Сообщаю этот пустой анекдот по довольно важной причине, а именно, чтоб сказать при этом случае, что жиды в Польше, особенно в Литве, находясь, по-видимому, в крайнем уничижении, смело скажу, господствовали над всеми сословиями. Если б кто-либо вздумал собирать биографические сведения о дворянских литовских фамилиях, то мог бы получить от жидов самые мелкие подробности о жизни каждого дворянского семейства, от прадеда до правнука и правнучки, и полную характеристику каждого лица. На этом познании нрава, умственных способностей, страстей и потребностей каждого лица основывалось жидовское могущество. Мелких слуг мужского пола привлекали жидки питейным медом, пивом и водочкою; слуг высшего разряда, то есть экономов, комиссаров и тому подобных, ссудою денег, а женскую прислугу, от панны до гардеробной девушки, подарками, кофе и сахару или туалетными безделками. Жиды были общими тайными поверенными и барина, и его жены, и сыновей и дочерей. Каждый и каждая отдельно забирали в долг у жидов и употребляли их агентами в своих делах, гражданских и частных, и в любовных интригах. Немногие дворяне были избавлены от этого дьявольского наваждения. Отец мой по наружности казался страшным гонителем жидов, и колотил их немилосердно при всяком удобном случае, а между тем они лестью и покорностью выманивали у него все, что им только было от него надобно. Выдержав первую вспышку гнева моего отца, можно было у него взять последнюю рубашку! — Жидам страшен был не вспыльчивый (или как они называли бешеный) человек, но хладнокровный, бережливый и недоверчивый. — Отец дорого поплатился жидам, которые пресмыкались пред ним, а сын за пощечину, данную жиду в Клецке в 1810 году, заплатил дорого в 1848 и 1849 годах, доверив жиду на слово и надеясь на его благодарность за оказанное ему добро! — Спросят: есть ли честные жиды? Без сомнения, есть. Как не быть! В земле, на которой построен Петербург, не родятся алмазы и золото, однако ж, и золото и алмазы находят иногда на улицах, у подъездов, возле театров или дворянского собрания. И я нашел алмаз: жида Иосселя, о котором говорил в первой части моих Воспоминаний!

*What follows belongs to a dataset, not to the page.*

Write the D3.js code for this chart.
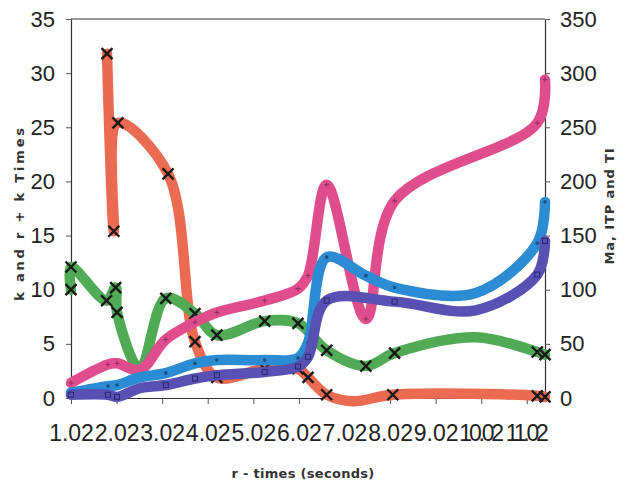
<!DOCTYPE html>
<html>
<head>
<meta charset="utf-8">
<script src="https://cdn.jsdelivr.net/npm/d3@7/dist/d3.min.js"></script>
<style>
  body { margin: 0; background: #fff; }
  svg { display: block; }
</style>
</head>
<body>
<svg id="chart" width="628" height="487"></svg>
<script>
// Axis ticks
const timeTicks = [1.02, 2.02, 3.02, 4.02, 5.02, 6.02, 7.02, 8.02, 9.02, 10.02, 11.02];
const kTicks = [0, 5, 10, 15, 20, 25, 30, 35];
const maTicks = [0, 50, 100, 150, 200, 250, 300, 350];

// k (left axis)
const kTime = [1.81, 1.96, 2.05, 3.15, 3.74, 4.22, 5.27, 6.0, 6.22, 6.63, 7.2, 8.08, 11.25, 11.42];
const kValue = [31.8, 15.4, 25.4, 20.7, 5.2, 1.9, 2.7, 2.7, 1.9, 0.3, -0.3, 0.3, 0.2, 0.1];

// r + k times (left axis)
const rkTime = [1.02, 1.02, 1.8, 2.0, 2.03, 2.53, 3.1, 3.74, 4.22, 5.27, 6.0, 6.63, 7.49, 8.12, 9.9, 11.25, 11.42];
const rkValue = [10.0, 12.1, 9.0, 10.2, 7.9, 2.7, 9.2, 7.8, 5.8, 7.1, 6.9, 4.4, 2.95, 4.15, 5.6, 4.25, 4.0];

// Ma (right axis)
const maTime = [1.02, 1.83, 2.03, 2.53, 3.1, 3.74, 4.22, 5.27, 6.0, 6.22, 6.63, 7.49, 8.12, 11.25, 11.42];
const maValue = [14, 31, 32, 26, 54, 70, 79, 90, 101, 113, 197, 73, 182, 254, 294];

// ITP (right axis)
const itpTime = [1.02, 1.83, 2.03, 2.53, 3.1, 3.74, 4.22, 5.27, 6.0, 6.22, 6.63, 7.49, 8.12, 9.9, 11.25, 11.42];
const itpValue = [5, 11, 12, 19, 23, 32, 35, 35, 37, 51, 130, 113, 102, 97, 143, 181];

// TI (right axis)
const tiTime = [1.02, 1.83, 2.03, 2.53, 3.1, 3.74, 4.22, 5.27, 6.0, 6.22, 6.63, 8.12, 9.9, 11.25, 11.42];
const tiValue = [3, 3, 1, 9, 12, 18, 21, 24, 29, 38, 90, 89, 81, 114, 145];

// Knots that only shape the curve and carry no sample marker
const unmarkedTimes = [2.53, 7.2, 9.9];

const series = [
  { time: kTime,   value: kValue,   axis: "left",  color: "#eb6a52", marker: "x" },
  { time: rkTime,  value: rkValue,  axis: "left",  color: "#50aa56", marker: "x" },
  { time: maTime,  value: maValue,  axis: "right", color: "#df4d8d", marker: "plus" },
  { time: itpTime, value: itpValue, axis: "right", color: "#2b8cd4", marker: "dot" },
  { time: tiTime,  value: tiValue,  axis: "right", color: "#5850b2", marker: "square" }
];

const svg = d3.select("#chart");
const plotLeft = 71, plotRight = 545, plotTop = 19, plotBottom = 398;

const x = d3.scaleLinear().domain([1.02, 11.42]).range([plotLeft, plotRight]);
const yLeft = d3.scaleLinear().domain([0, 35]).range([plotBottom, plotTop]);
const yRight = d3.scaleLinear().domain([0, 350]).range([plotBottom, plotTop]);

const tickFont = "'Liberation Sans', Arial, Helvetica, sans-serif";
const titleFont = "'DejaVu Sans', Verdana, sans-serif";

// Frame top edge
svg.append("line")
  .attr("x1", plotLeft).attr("x2", plotRight).attr("y1", plotTop).attr("y2", plotTop)
  .attr("stroke", "#333").attr("stroke-width", 1.2);

// Axes
const gL = svg.append("g").attr("transform", `translate(${plotLeft},0)`)
  .call(d3.axisLeft(yLeft).tickValues(kTicks).tickSize(5).tickSizeOuter(0).tickPadding(11));
const gR = svg.append("g").attr("transform", `translate(${plotRight},0)`)
  .call(d3.axisRight(yRight).tickValues(maTicks).tickSize(5).tickSizeOuter(0).tickPadding(10));
const gB = svg.append("g").attr("transform", `translate(0,${plotBottom})`)
  .call(d3.axisBottom(x).tickValues(timeTicks).tickFormat(d3.format(".2f")).tickSize(6).tickSizeOuter(0).tickPadding(21));

[gL, gR, gB].forEach(g => {
  g.selectAll("path.domain").attr("stroke", "#333").attr("stroke-width", 1.2);
  g.selectAll(".tick line").attr("stroke", "#555");
  g.selectAll("text").attr("fill", "#222").style("font-family", tickFont);
});
gL.selectAll("text").style("font-size", "22px");
gR.selectAll("text").style("font-size", "22px");
// Time labels sit tightly side by side; the five-character ones get tighter spacing
gB.selectAll("text")
  .style("font-size", "23px")
  .each(function () {
    const el = d3.select(this);
    if (el.text().length > 4) {
      el.style("letter-spacing", "-3.2px").attr("dx", "-1.6");
    }
  });

// Axis titles
svg.append("text")
  .attr("transform", "translate(24,213) rotate(-90)")
  .attr("text-anchor", "middle")
  .style("font-family", titleFont).style("font-weight", "bold")
  .style("font-size", "13px").style("letter-spacing", "2.8px")
  .attr("fill", "#333")
  .text("k and r + k Times");

svg.append("text")
  .attr("transform", "translate(614,206) rotate(-90)")
  .attr("text-anchor", "middle")
  .style("font-family", titleFont).style("font-weight", "bold")
  .style("font-size", "13px").style("letter-spacing", "0.9px")
  .attr("fill", "#333")
  .text("Ma, ITP and TI");

svg.append("text")
  .attr("x", 303).attr("y", 478)
  .attr("text-anchor", "middle")
  .style("font-family", titleFont).style("font-weight", "bold")
  .style("font-size", "13px").style("letter-spacing", "0.3px")
  .attr("fill", "#333")
  .text("r - times (seconds)");

// Smoothed series with sample markers
const plot = svg.append("g");
series.forEach(s => {
  const yScale = s.axis === "left" ? yLeft : yRight;
  const pts = s.time.map((t, i) => [t, s.value[i]]);
  const line = d3.line()
    .x(d => x(d[0])).y(d => yScale(d[1]))
    .curve(d3.curveCatmullRom.alpha(0.5));

  plot.append("path")
    .datum(pts)
    .attr("d", line)
    .attr("fill", "none")
    .attr("stroke", s.color)
    .attr("stroke-width", 10.5)
    .attr("stroke-linecap", "round")
    .attr("stroke-linejoin", "round");

  const marked = pts.filter(d => !unmarkedTimes.includes(d[0]));
  const g = plot.append("g");
  marked.forEach(d => {
    const px = x(d[0]), py = yScale(d[1]);
    if (s.marker === "x") {
      const r = 5.5;
      g.append("path")
        .attr("d", `M${px - r},${py - r}L${px + r},${py + r}M${px - r},${py + r}L${px + r},${py - r}`)
        .attr("stroke", "#1a1a1a").attr("stroke-width", 2.4).attr("fill", "none");
    } else if (s.marker === "plus") {
      const r = 2.5;
      g.append("path")
        .attr("d", `M${px - r},${py}L${px + r},${py}M${px},${py - r}L${px},${py + r}`)
        .attr("stroke", "#8e2f60").attr("stroke-width", 1).attr("fill", "none");
    } else if (s.marker === "dot") {
      g.append("circle")
        .attr("cx", px).attr("cy", py).attr("r", 1.8)
        .attr("fill", "#1d4f7e");
    } else {
      g.append("rect")
        .attr("x", px - 2.5).attr("y", py - 2.5).attr("width", 5).attr("height", 5)
        .attr("fill", "none").attr("stroke", "#2a2870").attr("stroke-width", 1);
    }
  });
});
</script>
</body>
</html>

Лето было жаркое, и жара продолжалась даже в августе. Я ехал ночью, а днем отдыхал на биваках, чтоб избегнуть грязных жидовских корчем. Наконец в четыре часа утра приехал я в местечко графа Тышкевича, Свислочь, в двух или трех верстах от Рудавки, местопребывания дяди отца моего, Михаила Булгарина. Я не хотел останавливаться в местечке, а поехал прямо в Рудавку, намереваясь остановиться у эконома или управителя, и там переодеться и подождать, пока дед мой проснется и примет меня. Признаюсь, к этому побуждал меня ложный стыд. Мне не хотелось подъехать к крыльцу в жидовской бричке!

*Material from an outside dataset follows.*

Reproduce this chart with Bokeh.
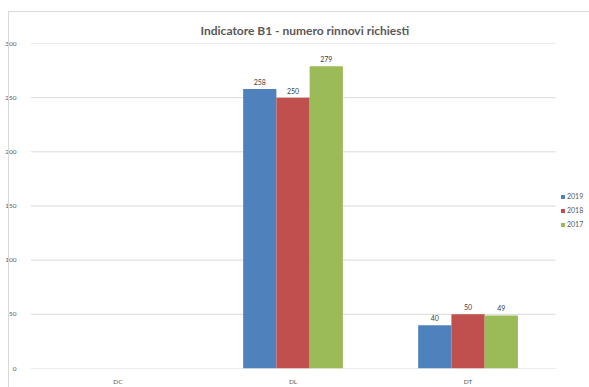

Едва начинало светать, и я удивился, услышав лай множества собак, — а подъехав к дому, увидел на дворе множество людей, оседланных лошадей, несколько запряженных экипажей и до двадцати свор охотничьих гончих собак, которых кормили в разных местах. Собирались на охоту. Я должен был оставить бричку у ворот, и пошел пешком через двор, поручив одному из охотников доложить обо мне хозяину дома. Когда я вошел в переднюю, слуга отпер обе половины дверей (что означало торжественный прием). Я вошел в залу. Посредине был большой стол, на котором стоял завтрак — но все собеседники встали с мест своих прежде моего появления, и стояли позади главы фамилии. Я подошел к нему, произнес мое имя, и по тогдашнему обычаю поцеловал деда в руку. Он обнял меня, поцеловал в лицо, и указывая на присутствующих, сказал: «Ты здесь дома — вот тебе тридцать человек друзей и братьев, Булгариных, одного рода, одной крови и одного герба, или кровных наших по кудели [184] По-польски родство во мечу значит по мужескому колену, а родство по кудели (ро kadzieli) родство по женскому колену. Очевидно, что в древности жены и дочери дворян в Польше, как и везде, занимались пряжею, и от этого названия родство по кудели осталось в языке и в законах.
. Ты с ними познакомишься после, а теперь садись и завтракай с нами!»